Denmark acts upon Roosh

Response to a post in a dupe thread about this issue:

Also Roosh, maybe re-name this thread to make it obvious its about the fat tax so people stop making duplicate threads.

Quote: (10-08-2011 01:36 PM)Pusscrook Wrote:  

Quote: (10-08-2011 09:26 AM)tenderman100 Wrote:  

Euro statist bullshit. Government trying to alter behavior leads to stuff like Solyndra.

Government should get out of the way and let people make their own free choices.

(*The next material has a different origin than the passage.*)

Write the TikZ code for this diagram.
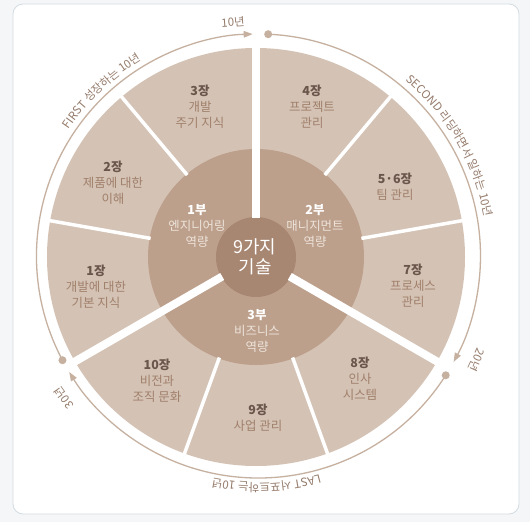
\documentclass[tikz,border=0pt]{standalone}
\usepackage{fontspec}
\setmainfont{Noto Sans CJK KR}
\usetikzlibrary{arrows.meta,decorations.text}
\definecolor{bgc}{HTML}{F5F6F7}
\definecolor{framec}{HTML}{D3DCE2}
\definecolor{outerc}{HTML}{D4C2B4}
\definecolor{midc}{HTML}{BDA08C}
\definecolor{cenc}{HTML}{A78672}
\definecolor{numc}{HTML}{6A564B}
\definecolor{descc}{HTML}{A0806B}
\definecolor{midtxt}{HTML}{EDE3DA}
\definecolor{arcc}{HTML}{C6B1A1}
\definecolor{lblc}{HTML}{957B6B}
\begin{document}
\begin{tikzpicture}[x=1bp,y=1bp,
  chap/.style={align=center,text=descc,font=\fontsize{12.5}{16}\selectfont,inner sep=0pt},
  part/.style={align=center,text=midtxt,font=\fontsize{12.5}{16}\selectfont,inner sep=0pt},
  thindiv/.style={white,line width=3.5bp},
  thickdiv/.style={white,line width=8bp},
  ringarc/.style={arcc,line width=1.3bp,-{Triangle[length=9bp,width=6.5bp]}},
  yearlbl/.style={text=lblc,font=\fontsize{11.5}{11.5}\selectfont,inner sep=0pt},
  ringdot/.style={fill=arcc}
]
\useasboundingbox (-256,-265) rectangle (274,257);
\fill[bgc] (-256,-265) rectangle (274,257);
\draw[framec,fill=white,line width=0.8bp,rounded corners=10bp] (-243,253) rectangle (263,-257);

% discs
\fill[outerc] (0,0) circle[radius=209bp];
\fill[midc] (0,0) circle[radius=108bp];
\fill[cenc] (0,0) circle[radius=40bp];

% dividers
\foreach \a in {130,170,50,10,-70,-110}
  \draw[thindiv] (\a:107) -- (\a:212);
\foreach \a in {90,-30,210}
  \draw[thickdiv] (\a:39) -- (\a:212);

\begin{scope}[shift={(2.5,1)}]
% ring arcs
\coordinate (s1) at (208:222);
\coordinate (s2) at (87.5:222);
\coordinate (s3) at (-32.5:222);
\draw[ringarc] (s1) arc[start angle=208,end angle=91.5,radius=222bp];
\draw[ringarc] (s2) arc[start angle=87.5,end angle=-28.5,radius=222bp];
\draw[ringarc] (s3) arc[start angle=-32.5,end angle=-148.5,radius=222bp];
\fill[ringdot] (s1) circle[radius=4bp];
\fill[ringdot] (s2) circle[radius=4bp];
\fill[ringdot] (s3) circle[radius=4bp];

% curved texts
\path[decorate,decoration={text along path,text align=center,text color=lblc,
  text={|\fontsize{11.5}{11.5}\selectfont|FIRST 성장하는 10년}}]
  (163.5:228) arc[start angle=163.5,end angle=103.5,radius=228bp];
\path[decorate,decoration={text along path,text align=center,text color=lblc,
  text={|\fontsize{11.5}{11.5}\selectfont|SECOND 리딩하면서 일하는 10년}}]
  (72:229) arc[start angle=72,end angle=-12,radius=229bp];
\path[decorate,decoration={text along path,text align=center,text color=lblc,
  text={|\fontsize{11.5}{11.5}\selectfont|LAST 서포트하는 10년}}]
  (-55:227) arc[start angle=-55,end angle=-121,radius=227bp];
\end{scope}

% year labels
\node[yearlbl,rotate=4] (y10) at (-23,235) {10년};
\node[yearlbl,rotate=-115] (y20) at (221,-103) {20년};
\node[yearlbl,rotate=125] (y30) at (-192,-141) {30년};

% chapters
\node[chap] (c3) at (-56,150) {{\bfseries\color{numc}3장}\\개발\\주기 지식};
\node[chap] (c4) at (56,150) {{\bfseries\color{numc}4장}\\프로젝트\\관리};
\node[chap] (c2) at (-143,74) {{\bfseries\color{numc}2장}\\제품에 대한\\이해};
\node[chap] (c56) at (139,70) {{\bfseries\color{numc}5·6장}\\팀 관리};
\node[chap] (c1) at (-160,-30) {{\bfseries\color{numc}1장}\\개발에 대한\\기본 지식};
\node[chap] (c7) at (157,-29) {{\bfseries\color{numc}7장}\\프로세스\\관리};
\node[chap] (c10) at (-99,-124) {{\bfseries\color{numc}10장}\\비전과\\조직 문화};
\node[chap] (c9) at (2,-161) {{\bfseries\color{numc}9장}\\사업 관리};
\node[chap] (c8) at (104,-122) {{\bfseries\color{numc}8장}\\인사\\시스템};

% parts
\node[part] (p1) at (-59,31) {{\bfseries\color{white}1부}\\엔지니어링\\역량};
\node[part] (p2) at (59,31) {{\bfseries\color{white}2부}\\매니지먼트\\역량};
\node[part] (p3) at (1,-74) {{\bfseries\color{white}3부}\\비즈니스\\역량};

% center
\node[align=center,text=white,font=\fontsize{18}{20}\selectfont,inner sep=0pt] (ctr) at (-1,0) {9가지\\기술};
\end{tikzpicture}
\end{document}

Fat people run up a lot of cost in health care. Have you seen what the health care cost are for child hood obesity is in rural America? What about diabetes treatment in adolescents? Guess who pays for that? Most of these families have no way to pay for this shit,nor would the parent(s), enforce it at home. This is reality, nothing liberal or conservative about it.I guess we should just send them to the church for nutritional assistance( as Ron Paul so eloquently alluded to ). What's wrong with the government setting mandates that would save me some cash?

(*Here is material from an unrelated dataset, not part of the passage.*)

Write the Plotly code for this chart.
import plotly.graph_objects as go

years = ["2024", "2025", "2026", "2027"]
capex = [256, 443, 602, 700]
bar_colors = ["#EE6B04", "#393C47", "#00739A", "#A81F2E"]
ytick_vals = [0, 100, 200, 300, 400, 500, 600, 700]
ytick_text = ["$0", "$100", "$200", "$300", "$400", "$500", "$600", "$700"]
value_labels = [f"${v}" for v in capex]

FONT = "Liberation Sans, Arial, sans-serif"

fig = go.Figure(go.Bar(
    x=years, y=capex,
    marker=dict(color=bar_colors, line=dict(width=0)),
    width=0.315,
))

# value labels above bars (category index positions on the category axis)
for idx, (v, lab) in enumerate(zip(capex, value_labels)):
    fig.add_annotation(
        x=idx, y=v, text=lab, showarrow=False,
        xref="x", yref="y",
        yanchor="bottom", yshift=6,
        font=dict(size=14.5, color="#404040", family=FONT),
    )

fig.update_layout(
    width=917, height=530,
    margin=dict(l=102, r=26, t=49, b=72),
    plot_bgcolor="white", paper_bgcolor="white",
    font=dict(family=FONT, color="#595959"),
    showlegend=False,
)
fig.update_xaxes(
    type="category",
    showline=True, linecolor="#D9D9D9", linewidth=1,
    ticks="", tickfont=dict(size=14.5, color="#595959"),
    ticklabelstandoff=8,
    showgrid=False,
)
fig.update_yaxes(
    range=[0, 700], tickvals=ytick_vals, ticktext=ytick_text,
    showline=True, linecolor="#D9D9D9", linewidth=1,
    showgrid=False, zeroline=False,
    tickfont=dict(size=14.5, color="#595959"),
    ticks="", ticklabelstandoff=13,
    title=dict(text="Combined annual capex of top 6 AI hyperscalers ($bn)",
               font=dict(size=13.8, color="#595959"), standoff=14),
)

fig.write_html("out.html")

You're assuming any money they'd save from this (they wont save any) they're gonna pass on to you in the form of lower taxes.

This is government controlling people by playing on emotions. Taxing fatty foods isn't going to bring obesity levels down. Its going to give people a reason to turn to bread and sugar for calories, especially in world where money is becoming tighter and tighter for the majority.

Even if this DID work and a few million was saved from the reduction in health care costs do you honestly think you're going to see a reduction in your taxes? You're gonna pay more for your hamburger and just as much as you did before everywhere else while someone else gets richer.

The proper way to do something like this is to reward the fit and healthy, not try to strongarm the fat and slovenly. Why not make government run gyms and fitness centers that are free to the public? It would create jobs for the staff, give those without the money for a gym membership an option, and allow people to take responsibility for their health and fitness level.